Like its legendary hot mustard, Philippe the Original's success this year in the face of an economic downturn that has cut sales at most other restaurants brings tears of joy to its owners.
“It gets pretty busy,” said Richard Binder, a third-generation member of the family that owns and operates the restaurant, whose sales were up about 20 percent in 2009. “It makes our banker happy.”
- Year founded: 1908
- Founder: Philippe Mathieu
- Known for: French-dipped sandwiches
- Best-selling item: French-dipped roast beef sandwiches
- Current owners: Binder family
- Annual sales: undisclosed
Afixture in downtown Los Angeles since opening in 1908, Philippe the Original is known for its sawdust-covered floors, communal tables and claim to fame as the inventor of the French-dip sandwich, which has long been disputed by nearby competitor Cole’s. Philippe has changed little since moving to its “new” location near the city’s Union Station in 1951.
Still, more than simply a relic from Los Angeles’ past, Philippe is the lucky beneficiary of a perfect storm of events that include an influx of residents to downtown L.A., an economy that favors lower-priced restaurants and an opportunity to promote the establishment by highlighting its first century in business.
With its famous sandwiches ranging in price from $5.50 for French-dipped beef, pork, ham and turkey to $6.75 for lamb, not to mention its 9-cent cup of coffee, Philippe has managed to stay affordable for both its longtime clientele of policemen and firemen as well as the families visiting over the weekend and a downtown residential population that has swelled by about 10,000 over the past decade. Unlike many other places, Philippe, which roasts its beef for about three and a half hours, dips its sandwiches behind the counter instead of providing an au jus cup for customers.
“People get a great sandwich for five and a half bucks,” said Randy Hiatt, president of Costa Mesa, Calif.-based consultant Fessel International. “Price is a huge driver in these times.”
Couple that with an atmosphere that includes counter workers into their fourth decade with the concept and a row of wooden phone booths, and you have a restaurant whose best days are right now. While Binder declined to disclose annual sales, the 400-seat, 12,000-square-foot restaurant serves about 3,000 sandwiches a day with a check average of about $8.50, suggesting annual food and beverage sales in the $9 million range. The restaurant also sells merchandise, such as bobblehead dolls and T-shirts.

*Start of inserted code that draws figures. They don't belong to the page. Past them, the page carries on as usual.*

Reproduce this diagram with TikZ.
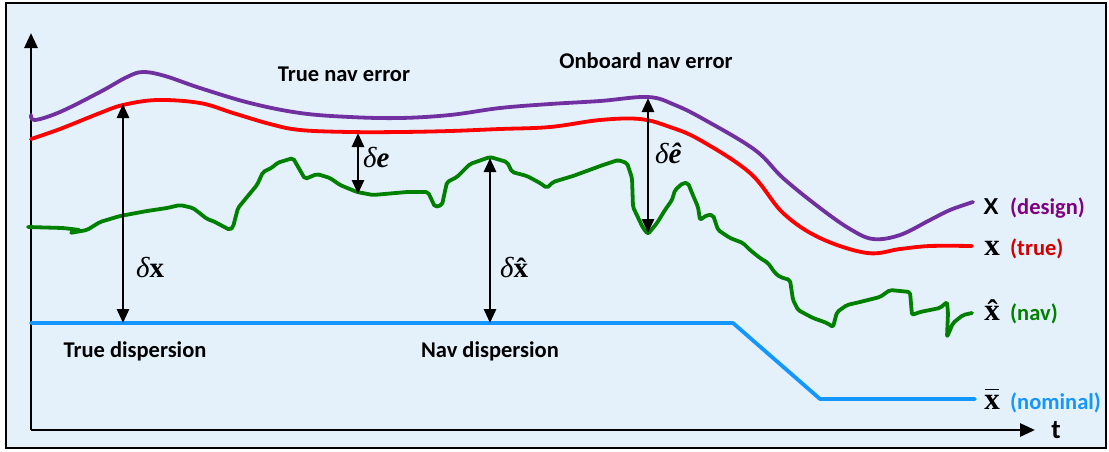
\documentclass[tikz,border=0pt]{standalone}
\usepackage{fontspec}
\setmainfont{Carlito}
\newfontfamily\tnr{Liberation Serif}
\newfontfamily\arl{Liberation Sans}
\usetikzlibrary{arrows.meta}
\definecolor{bg}{RGB}{228,241,251}
\definecolor{cpurple}{RGB}{112,48,160}
\definecolor{cred}{RGB}{255,0,0}
\definecolor{cgreen}{RGB}{0,128,0}
\definecolor{cblue}{RGB}{20,150,255}
\definecolor{lpurple}{RGB}{128,0,128}
\definecolor{lred}{RGB}{210,0,0}
\tikzset{
  curve/.style={line width=3.8pt, line cap=round, line join=round},
  axis/.style={line width=2.8pt, -{Triangle[length=15pt,width=13pt]}},
  meas/.style={line width=2.8pt, {Triangle[length=14pt,width=12pt]}-{Triangle[length=14pt,width=12pt]}},
  lbl/.style={font=\fontsize{22.5}{26}\selectfont\bfseries, inner sep=0pt},
  leg/.style={font=\fontsize{22.5}{26}\selectfont\bfseries, inner sep=0pt, anchor=base west},
  sym/.style={font=\fontsize{31}{33}\selectfont\tnr\bfseries, inner sep=0pt, anchor=base},
  dlbl/.style={font=\fontsize{29}{31}\selectfont\tnr, inner sep=0pt, anchor=base west}
}
\begin{document}
\begin{tikzpicture}[x=1pt,y=-1pt]
\useasboundingbox (0,0) rectangle (1109,451);
\draw[fill=bg, line width=2.5pt] (6,3) rectangle (1106,448);
% axes
\coordinate (o) at (31,430);
\coordinate (ytop) at (31,33);
\coordinate (xend) at (1035,430);
\draw[axis] (o) -- (ytop);
\draw[axis] (o) -- (xend);
\node[font=\fontsize{27}{29}\selectfont\bfseries, inner sep=0pt] (t) at (1056,430) {t};
% nominal
\draw[cblue, curve] (31,323) coordinate (n0) -- (733,323) -- (820,399) -- (975,399) coordinate (n1);
% design
\draw[cpurple, curve] plot[smooth, tension=0.6] coordinates {(31,115) (35,120) (60,112) (100,92) (127,77) (143,72) (165,76) (200,88) (250,103) (300,113) (350,117) (400,118) (450,115) (500,108) (550,104) (600,101) (648,97) (675,105) (705,120) (755,150) (783,178) (820,208) (850,229) (873,239) (900,235) (930,220) (950,210) (973,202)};
% true
\draw[cred, curve] plot[smooth, tension=0.6] coordinates {(31,139) (60,129) (100,113) (123,105) (157,100) (200,103) (233,113) (270,124) (300,130) (350,132) (400,132) (450,131) (500,129) (550,127) (600,120) (640,119) (670,127) (700,140) (750,173) (783,213) (820,238) (867,253) (900,249) (930,246) (972,246)};
% nav
\draw[cgreen, curve, rounded corners=2pt] (28,227) -- (63,228) -- (80,230) -- (70,233) -- (87,230) -- (100,222) -- (120,216) -- (147,211) -- (167,208) -- (180,205) -- (193,208) -- (202,215) -- (207,219) -- (213,221) -- (230,230) -- (233,227) -- (238,208) -- (247,197) -- (257,185) -- (263,172) -- (273,167) -- (277,163) -- (293,158) -- (297,165) -- (305,179) -- (317,174) -- (330,178) -- (340,185) -- (357,192) -- (373,195) -- (407,192) -- (428,192) -- (435,207) -- (442,205) -- (447,182) -- (457,177) -- (470,164) -- (490,157) -- (507,162) -- (512,172) -- (527,176) -- (540,183) -- (547,188) -- (553,182) -- (573,176) -- (603,165) -- (618,160) -- (627,163) -- (632,178) -- (633,207) -- (643,228) -- (648,234) -- (657,223) -- (665,210) -- (672,200) -- (675,190) -- (683,183) -- (688,183) -- (692,193) -- (698,207) -- (700,220) -- (707,215) -- (713,215) -- (718,230) -- (730,238) -- (743,243) -- (750,250) -- (760,258) -- (768,263) -- (775,273) -- (780,277) -- (790,280) -- (793,300) -- (798,310) -- (813,318) -- (827,323) -- (833,327) -- (837,312) -- (847,305) -- (860,302) -- (880,297) -- (890,290) -- (910,292) -- (912,315) -- (920,312) -- (940,308) -- (947,302) -- (948,313) -- (947,337) -- (953,323) -- (963,315) -- (972,313);
% measurement arrows
\coordinate (dxb) at (123,323); \coordinate (dxt) at (123,104);
\coordinate (deb) at (358,194); \coordinate (det) at (358,133);
\coordinate (dhb) at (490,323); \coordinate (dht) at (490,158);
\coordinate (dqb) at (648,233); \coordinate (dqt) at (648,98);
\draw[meas] (dxb) -- (dxt);
\draw[meas] (deb) -- (det);
\draw[meas] (dhb) -- (dht);
\draw[meas] (dqb) -- (dqt);
\node[dlbl] (ldx) at (136,277) {\itshape δ\upshape\bfseries x};
\node[dlbl] (lde) at (363,167) {\itshape δ\bfseries e};
\node[dlbl] (ldh) at (500,277) {\itshape δ\upshape\bfseries \^x};
\node[dlbl] (ldq) at (655,163) {\itshape δ\bfseries \^e};
% titles
\node[lbl] (tne) at (344,74) {True nav error};
\node[lbl] (one) at (646,61) {Onboard nav error};
\node[lbl] (tdi) at (135,351) {True dispersion};
\node[lbl] (ndi) at (490,351) {Nav dispersion};
% legend
\node[font=\fontsize{23}{25}\selectfont\arl\bfseries, inner sep=0pt, anchor=base] (sd) at (991,214) {X};
\node[leg, lpurple] (ld) at (1010,214) {(design)};
\node[sym] (st) at (992,255) {x};
\node[leg, lred] (lt) at (1010,255) {(true)};
\node[sym] (sn) at (992,320) {\^x};
\node[leg, cgreen] (ln) at (1010,320) {(nav)};
\node[sym] (sm) at (992,409) {x};
\draw[line width=1.6pt] ([xshift=0.5pt,yshift=5pt]sm.north west) coordinate (mbl) -- ([xshift=-0.5pt,yshift=5pt]sm.north east) coordinate (mbr);
\node[leg, cblue] (lm) at (1010,409) {(nominal)};
\end{tikzpicture}
\end{document}
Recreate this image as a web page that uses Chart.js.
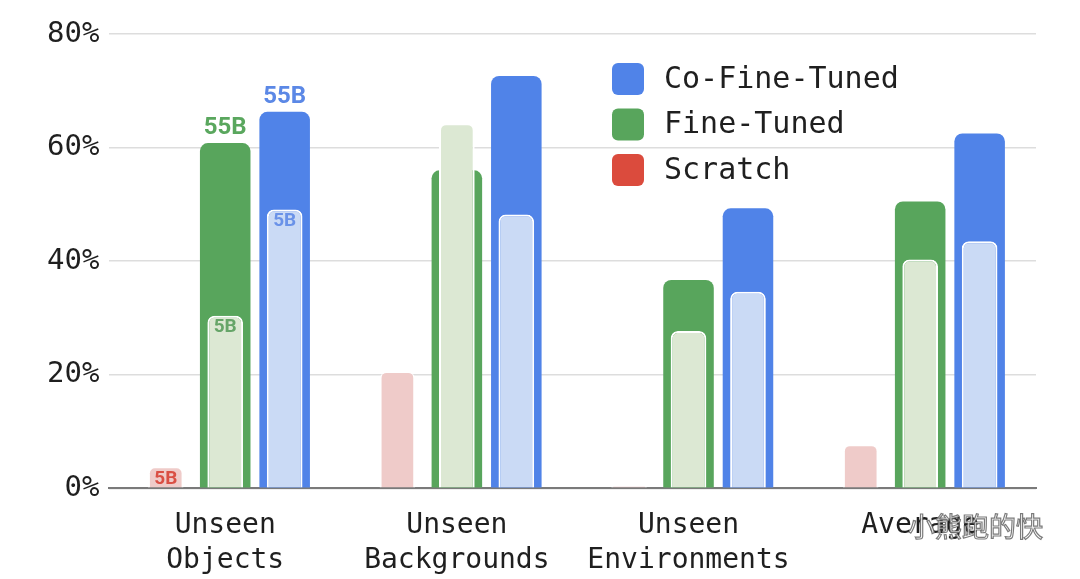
<!DOCTYPE html>
<html><head><meta charset="utf-8">
<script src="https://cdn.jsdelivr.net/npm/chart.js@4.4.0/dist/chart.umd.min.js"></script>
<style>html,body{margin:0;padding:0;background:#fff;} #wrap{width:1080px;height:579px;position:relative;}</style>
</head><body><div id="wrap"><canvas id="c" width="1080" height="579"></canvas></div>
<script>
// ---- data ----
const categories = [["Unseen","Objects"],["Unseen","Backgrounds"],["Unseen","Environments"],"Average"];
const seriesNames = ["Co-Fine-Tuned","Fine-Tuned","Scratch"];
const seriesColors = ["#5083E8","#58A55C","#DB4B3D"];
const scratch5B      = [3.7, 20.5, 0.4, 7.6];
const fineTuned5B    = [30.4, 64.3, 27.7, 40.3];
const fineTuned55B   = [60.8, 56.0, 36.7, 50.5];
const coFineTuned5B  = [49.1, 48.2, 34.6, 43.5];
const coFineTuned55B = [66.3, 72.6, 49.3, 62.5];
const scratch5BLabels      = ["5B","","",""];
const fineTuned5BLabels    = ["5B","","",""];
const fineTuned55BLabels   = ["55B","","",""];
const coFineTuned5BLabels  = ["5B","","",""];
const coFineTuned55BLabels = ["55B","","",""];
const yTickValues = [0,20,40,60,80];
const watermarkText = "小熊跑的快";

const CAT_PCT = 0.77;
const smallBar = (extra) => Object.assign({
  borderColor:'#ffffff',
  borderWidth:{top:2,left:2,right:2,bottom:0},
  borderSkipped:'bottom',
  borderRadius:{topLeft:7,topRight:7,bottomLeft:0,bottomRight:0},
  barPercentage:0.6,
  categoryPercentage:CAT_PCT,
  labelInside:true
}, extra);
const bigBar = (extra) => Object.assign({
  borderWidth:0,
  borderSkipped:'bottom',
  borderRadius:{topLeft:8,topRight:8,bottomLeft:0,bottomRight:0},
  barPercentage:0.85,
  categoryPercentage:CAT_PCT,
  labelInside:false
}, extra);

const datasets = [
  smallBar({label:'Scratch 5B', data:scratch5B, stack:'scratch', backgroundColor:'#EFCBC9', valueLabels:scratch5BLabels, labelColor:'#DA4F44', borderWidth:{top:1,left:2,right:2,bottom:0}}),
  smallBar({label:'Fine-Tuned 5B', data:fineTuned5B, stack:'ft', backgroundColor:'#DCE8D3', valueLabels:fineTuned5BLabels, labelColor:'#66A568'}),
  smallBar({label:'Co-Fine-Tuned 5B', data:coFineTuned5B, stack:'cft', backgroundColor:'#CADAF5', valueLabels:coFineTuned5BLabels, labelColor:'#6A92E8'}),
  bigBar({label:'Fine-Tuned 55B', data:fineTuned55B, stack:'ft', backgroundColor:'#58A55C', valueLabels:fineTuned55BLabels, labelColor:'#5AA75E'}),
  bigBar({label:'Co-Fine-Tuned 55B', data:coFineTuned55B, stack:'cft', backgroundColor:'#5083E8', valueLabels:coFineTuned55BLabels, labelColor:'#5B88E6'})
];

const valueLabelPlugin = {
  id:'valueLabels',
  afterDatasetsDraw(chart){
    const ctx = chart.ctx;
    chart.data.datasets.forEach((ds, di) => {
      const meta = chart.getDatasetMeta(di);
      if (!ds.valueLabels) return;
      meta.data.forEach((el, i) => {
        const t = ds.valueLabels[i];
        if (!t) return;
        ctx.save();
        ctx.fillStyle = ds.labelColor;
        ctx.textAlign = 'center';
        ctx.textBaseline = 'middle';
        if (ds.labelInside) {
          ctx.font = 'bold 19px Roboto, "Liberation Sans", sans-serif';
          ctx.fillText(t, el.x, el.y + 12);
        } else {
          ctx.font = 'bold 24px Roboto, "Liberation Sans", sans-serif';
          ctx.fillText(t, el.x, el.y - 15);
        }
        ctx.restore();
      });
    });
  }
};

const legendPlugin = {
  id:'innerLegend',
  afterDraw(chart){
    const ctx = chart.ctx;
    const x0 = 612, y0 = 79, gap = 45.5, sz = 32;
    ctx.save();
    seriesNames.forEach((name, i) => {
      const cy = y0 + i*gap;
      ctx.fillStyle = seriesColors[i];
      ctx.beginPath();
      ctx.roundRect(x0, cy - sz/2, sz, sz, 6);
      ctx.fill();
      ctx.fillStyle = '#1f1f1f';
      ctx.font = '30px "DejaVu Sans Mono", monospace';
      ctx.textAlign = 'left';
      ctx.textBaseline = 'middle';
      ctx.fillText(name, x0 + 52, cy + 1);
    });
    // watermark
    ctx.font = '27px "Noto Sans CJK SC", sans-serif';
    ctx.textAlign = 'left';
    ctx.textBaseline = 'middle';
    ctx.lineWidth = 1.2;
    ctx.strokeStyle = 'rgba(90,90,90,0.8)';
    ctx.fillStyle = 'rgba(255,255,255,0.9)';
    ctx.fillText(watermarkText, 908, 527);
    ctx.strokeText(watermarkText, 908, 527);
    ctx.restore();
  }
};

new Chart(document.getElementById('c'), {
  type:'bar',
  data:{ labels:categories, datasets },
  plugins:[valueLabelPlugin, legendPlugin],
  options:{
    responsive:false,
    devicePixelRatio:1,
    animation:false,
    layout:{ padding:{ left:37, right:44, top:34, bottom:-19 } },
    plugins:{ legend:{display:false}, tooltip:{enabled:false} },
    scales:{
      x:{
        stacked:true,
        offset:true,
        grid:{ display:false, drawTicks:false },
        border:{ display:true, color:'#7a7a7a', width:2 },
        ticks:{ color:'#1f1f1f', padding:19, font:{ family:'"DejaVu Sans Mono", monospace', size:28, lineHeight:1.28 }, maxRotation:0, autoSkip:false }
      },
      y:{
        stacked:false,
        min:0, max:80,
        afterBuildTicks(axis){ axis.ticks = yTickValues.map(v => ({value:v})); },
        grid:{ color:'#dddddd', lineWidth:1.5, drawTicks:false },
        border:{ display:false },
        ticks:{ color:'#1f1f1f', padding:10, font:{ family:'"DejaVu Sans Mono", monospace', size:29 }, callback:(v) => v + '%' }
      }
    }
  }
});
</script>
</body></html>
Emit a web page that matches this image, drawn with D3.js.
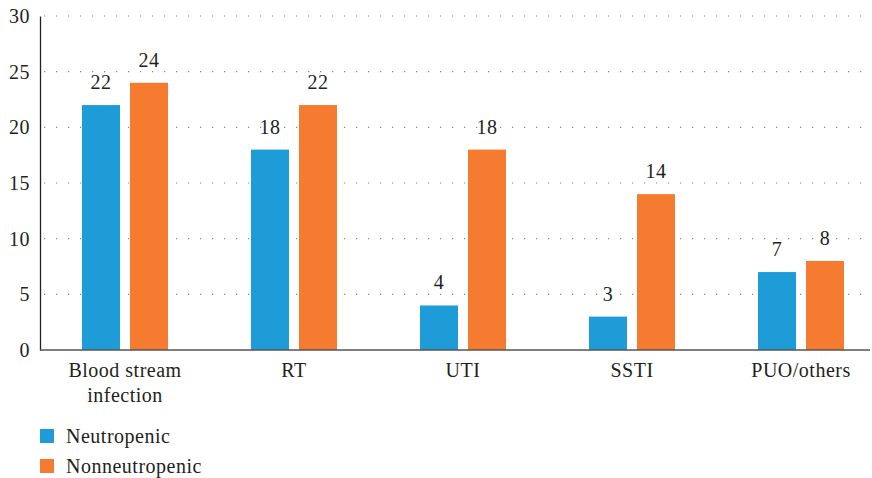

“I like the old-fashioned atmosphere and the priority they give to service,” said 64-year-old middle school teacher John Cromshow, who likes his lamb sandwiches “double-dipped” and points to the restaurant’s classic water dispenser as one of the touches that has been bringing him back once or twice a month for the past 40 years. “Look at those water spigots!”
The success is a far cry from the restaurant’s humble beginnings, when Philippe Mathieu opened a sandwich shop just north of downtown in 1908, and may or may not have invented the French-dipped sandwich about a decade or so later.
“One story goes that a sandwich was accidentally dropped in a pan of au jus and that it was a happy accident; [another] that it was a fireman who wanted it dipped because the roll was a little stale or hard,” said Binder, 56, adding that Mathieu tried using items such as pickles and relishes on the bread to soften it up before eventually settling on the au jus.
“Philippe was pretty cheap, and he liked to use everything that was left over,” Binder continued. “But it wasn’t like an overnight invention. It was kind of a work in progress.”
Upon retirement, Mathieu sold Philippe to his brothers Harry and Dave and Frank Martin in 1927. Frank Martin is the maternal grandfather of brothers Richard and John Binder, the restaurant’s current general managers. Twenty-four years later the trio was forced to move the restaurant about a half mile north to a building that had housed a machine shop and hotel because it was in the path of what was to be the Hollywood Freeway.
Since then, business has ebbed and flowed with the fortunes of the city, and the downtown area in particular. Binder said that the 1992 Los Angeles riots were particularly hard on business.
“You’d walk in the place, and it’d be empty at lunch time,” he said.
Ayear later, though, Philippe had the first of its anniversary promotions, when it charged 1908 prices for its 85th anniversary. It has done so for every five-year interval since.
Sales at downtown restaurants like Philippe have also been helped by the influx of younger professionals moving into the nearby factories and century-old office buildings that have been converted to apartments and lofts.
“It is such a significant part of L.A.’s history when it comes to restaurants,” said Alexander Stettinski, director of marketing for Downtown Center’s business improvement district, who visits Philippe once or twice a month. “But I also think the renaissance of downtown has helped generate more business for them.”
As for the hot mustard, sales often come from a source that Mathieu never would have dreamed of a century ago, said Binder, pointing to the free publicity Philippe received when the restaurant and its nasal-clearing mustard was featured on Travel Channel’s “Man v. Food” in February 2009.
“I keep seeing reruns of it,” Binder said, noting that Philippe sells about 800 bottles of its mustard a week. “We can always tell when they come on, because our mustard sales instantly go up that night over the Internet.”